Problem requirements
In the records that follow, locate every line with "this" and extract it.

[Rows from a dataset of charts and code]
■ ■ ■ ■ ■ ■ ■

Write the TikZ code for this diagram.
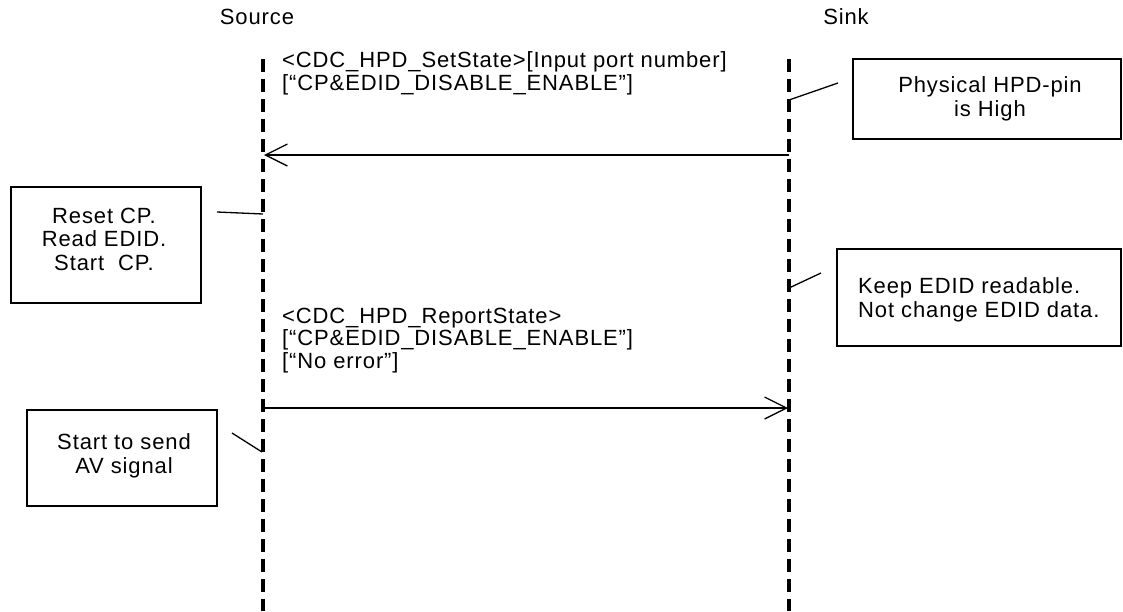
\documentclass[tikz,border=0pt]{standalone}
\usepackage{fontspec}
\setmainfont{Liberation Sans}[LetterSpace=4]
\usetikzlibrary{arrows.meta}
\begin{document}
\begin{tikzpicture}[x=1pt,y=-1pt,
  every node/.style={font=\fontsize{22}{23.5}\selectfont, inner sep=0pt},
  lifeline/.style={line width=4pt, dash pattern=on 13pt off 7pt},
  msg/.style={line width=1.3pt, -{Straight Barb[length=22pt,width=22pt,line width=1.3pt]}},
  notebox/.style={draw, line width=1.3pt, rectangle},
  lead/.style={line width=1.3pt},
  lbl/.style={anchor=base west},
  boxtext/.style={align=center}]
\useasboundingbox (0,0) rectangle (1123,611);

% headers
\node (source) at (257,17) {Source};
\node (sink) at (846,17) {Sink};

% lifelines
\coordinate (srcTop) at (263,59);
\coordinate (srcBot) at (263,611);
\coordinate (snkTop) at (789,59);
\coordinate (snkBot) at (789,611);
\draw[lifeline] (srcTop) -- (srcBot);
\draw[lifeline] (snkTop) -- (snkBot);

% message 1
\node[lbl] (m1a) at (282,67) {<CDC\_HPD\_SetState>[Input port number]};
\node[lbl] (m1b) at (282,90) {[“CP\&EDID\_DISABLE\_ENABLE”]};
\coordinate (m1s) at (789,155);
\coordinate (m1e) at (264,155);
\draw[msg] (m1s) -- (m1e);

% message 2
\node[lbl] (m2a) at (282,323) {<CDC\_HPD\_ReportState>};
\node[lbl] (m2b) at (282,345.5) {[“CP\&EDID\_DISABLE\_ENABLE”]};
\node[lbl] (m2c) at (282,368) {[“No error”]};
\coordinate (m2s) at (263,408);
\coordinate (m2e) at (788,408);
\draw[msg] (m2s) -- (m2e);

% note boxes
\node[notebox, minimum width=268pt, minimum height=80pt] (phys) at (987,99) {};
\node[boxtext] (physTxt) at (990,99) {Physical HPD-pin\\is High};
\coordinate (physA) at (838,83);
\coordinate (physB) at (789,100);
\draw[lead] (physA) -- (physB);

\node[notebox, minimum width=190pt, minimum height=116pt] (reset) at (106,245) {};
\node[boxtext] (resetTxt) at (104,239) {Reset CP.\\Read EDID.\\Start\ \ CP.};
\coordinate (resetA) at (217,212);
\coordinate (resetB) at (263,214);
\draw[lead] (resetA) -- (resetB);

\node[notebox, minimum width=284pt, minimum height=97pt] (keep) at (979,297.5) {};
\node[align=left, anchor=west] (keepTxt) at (858,300) {Keep EDID readable.\\Not change EDID data.};
\coordinate (keepA) at (821,273);
\coordinate (keepB) at (789,288);
\draw[lead] (keepA) -- (keepB);

\node[notebox, minimum width=190pt, minimum height=96pt] (start) at (122,458) {};
\node[boxtext] (startTxt) at (124,456) {Start to send\\AV signal};
\coordinate (startA) at (232,433);
\coordinate (startB) at (262,452);
\draw[lead] (startA) -- (startB);
\end{tikzpicture}
\end{document}
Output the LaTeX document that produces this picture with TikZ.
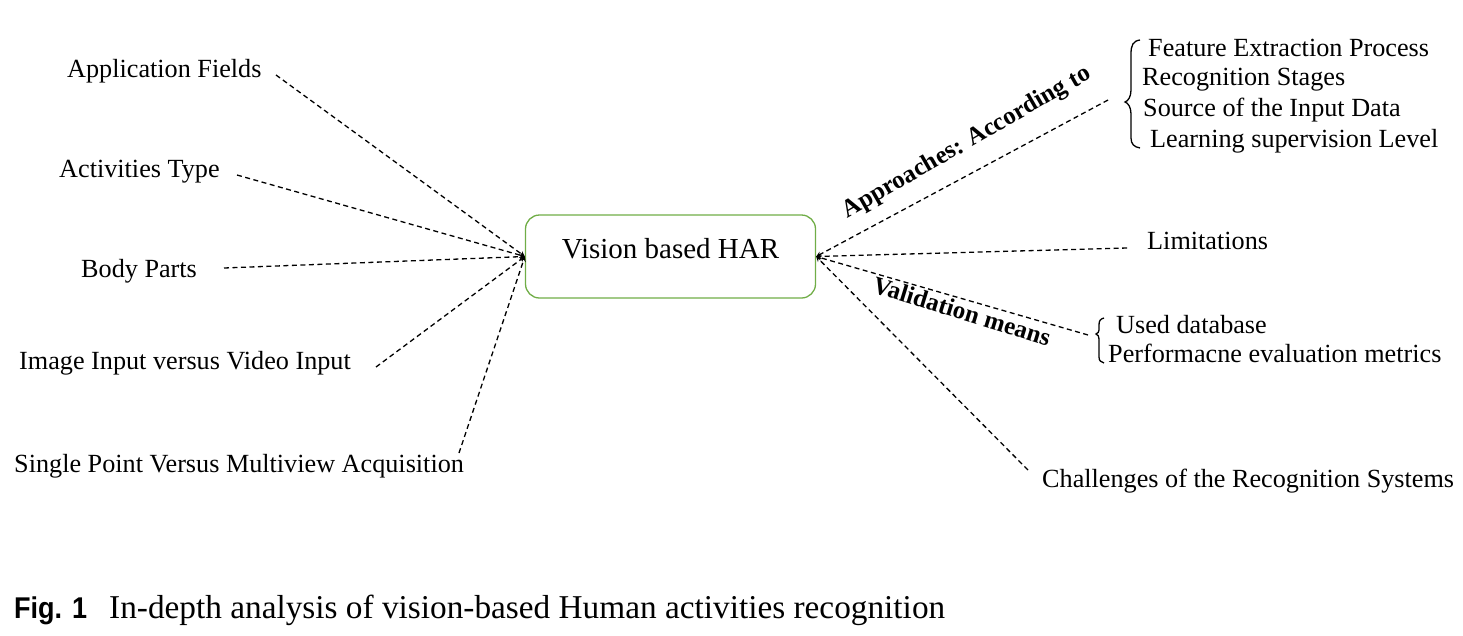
\documentclass[tikz,border=0pt]{standalone}
\usepackage{fontspec}
\setmainfont{Liberation Serif}
\newfontfamily\figsans[FakeStretch=0.9]{Liberation Sans}
\definecolor{hargreen}{RGB}{112,173,71}
\begin{document}
\begin{tikzpicture}[>=stealth,x=1pt,y=-1pt,
		lbl/.style={font=\fontsize{26.2}{30}\selectfont,inner sep=0pt,anchor=base west},
		tag/.style={font=\fontsize{25}{30}\selectfont\bfseries,inner sep=0pt},
		conn/.style={->,dash pattern=on 5pt off 3.5pt,line width=1.3pt},
		brc/.style={line width=1.3pt}]
			\useasboundingbox (0,0) rectangle (1463,635);
			% centre
			\node[draw=hargreen,line width=1.3pt,rounded corners=14pt,minimum width=290pt,minimum height=83pt,inner sep=0pt,text height=20pt,text depth=17pt,font=\fontsize{29}{34}\selectfont] (har) at (670.5,256.5) {Vision based HAR};
			% left side
			\node[lbl] (fields) at (67,77) {Application Fields};
			\coordinate (fieldsE) at (276,75);
			\draw[conn] (fieldsE) -- (har.west);
			\node[lbl] (type) at (59,177) {Activities Type};
			\coordinate (typeE) at (237,175);
			\draw[conn] (typeE) -- (har.west);
			\node[lbl] (body) at (81,277) {Body Parts};
			\coordinate (bodyE) at (224,268);
			\draw[conn] (bodyE) -- (har.west);
			\node[lbl] (input) at (19,369) {Image Input versus Video Input};
			\coordinate (inputE) at (376,367);
			\draw[conn] (inputE) -- (har.west);
			\node[lbl] (view) at (14,472) {Single Point Versus Multiview Acquisition};
			\coordinate (viewE) at (459,453);
			\draw[conn] (viewE) -- (har.west);
			% right side
			\coordinate (apprE) at (1108,100);
			\draw[conn] (apprE) -- (har.east);
			\node[tag,rotate=30] (appr) at (967,143) {Approaches: According to};
			\draw[brc] (1140,40) .. controls (1133,41) and (1131,45) .. (1131,54) -- (1131,90) .. controls (1131,97) and (1128,101) .. (1125,102) .. controls (1128,103) and (1131,107) .. (1131,114) -- (1131,138) .. controls (1131,144) and (1134,147) .. (1140,148);
			\node[lbl] (feat) at (1148,56) {Feature Extraction Process};
			\node[lbl] (stage) at (1142,85) {Recognition Stages};
			\node[lbl] (source) at (1143,116) {Source of the Input Data};
			\node[lbl] (learn) at (1150,147) {Learning supervision Level};
			\coordinate (limitE) at (1127,248);
			\draw[conn] (limitE) -- (har.east);
			\node[lbl] (limit) at (1147,249) {Limitations};
			\coordinate (validE) at (1088,335);
			\draw[conn] (validE) -- (har.east);
			\node[tag,rotate=-17] (valid) at (962,311) {Validation means};
			\draw[brc] (1104,318) .. controls (1100,319) and (1099,321) .. (1099,325) -- (1099,330) .. controls (1099,332) and (1098,333) .. (1096,334) .. controls (1098,335) and (1099,336) .. (1099,339) -- (1099,357) .. controls (1099,361) and (1101,362) .. (1104,363);
			\node[lbl] (db) at (1116,333) {Used database};
			\node[lbl] (metric) at (1108,362) {Performacne evaluation metrics};
			\coordinate (challE) at (1028,470);
			\draw[conn] (challE) -- (har.east);
			\node[lbl] (chall) at (1042,487) {Challenges of the Recognition Systems};
			% caption
			\node[font=\figsans\bfseries\fontsize{30}{34}\selectfont,inner sep=0pt,anchor=base west] (fig) at (14,618) {Fig. 1};
			\node[font=\fontsize{33.3}{38}\selectfont,inner sep=0pt,anchor=base west] (cap) at (109,618) {In-depth analysis of vision-based Human activities recognition};
\end{tikzpicture}
\end{document}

■ ■ ■ ■ ■ ■ ■

Task solution
Write the TikZ code for this diagram.
Output the LaTeX document that produces this picture with TikZ.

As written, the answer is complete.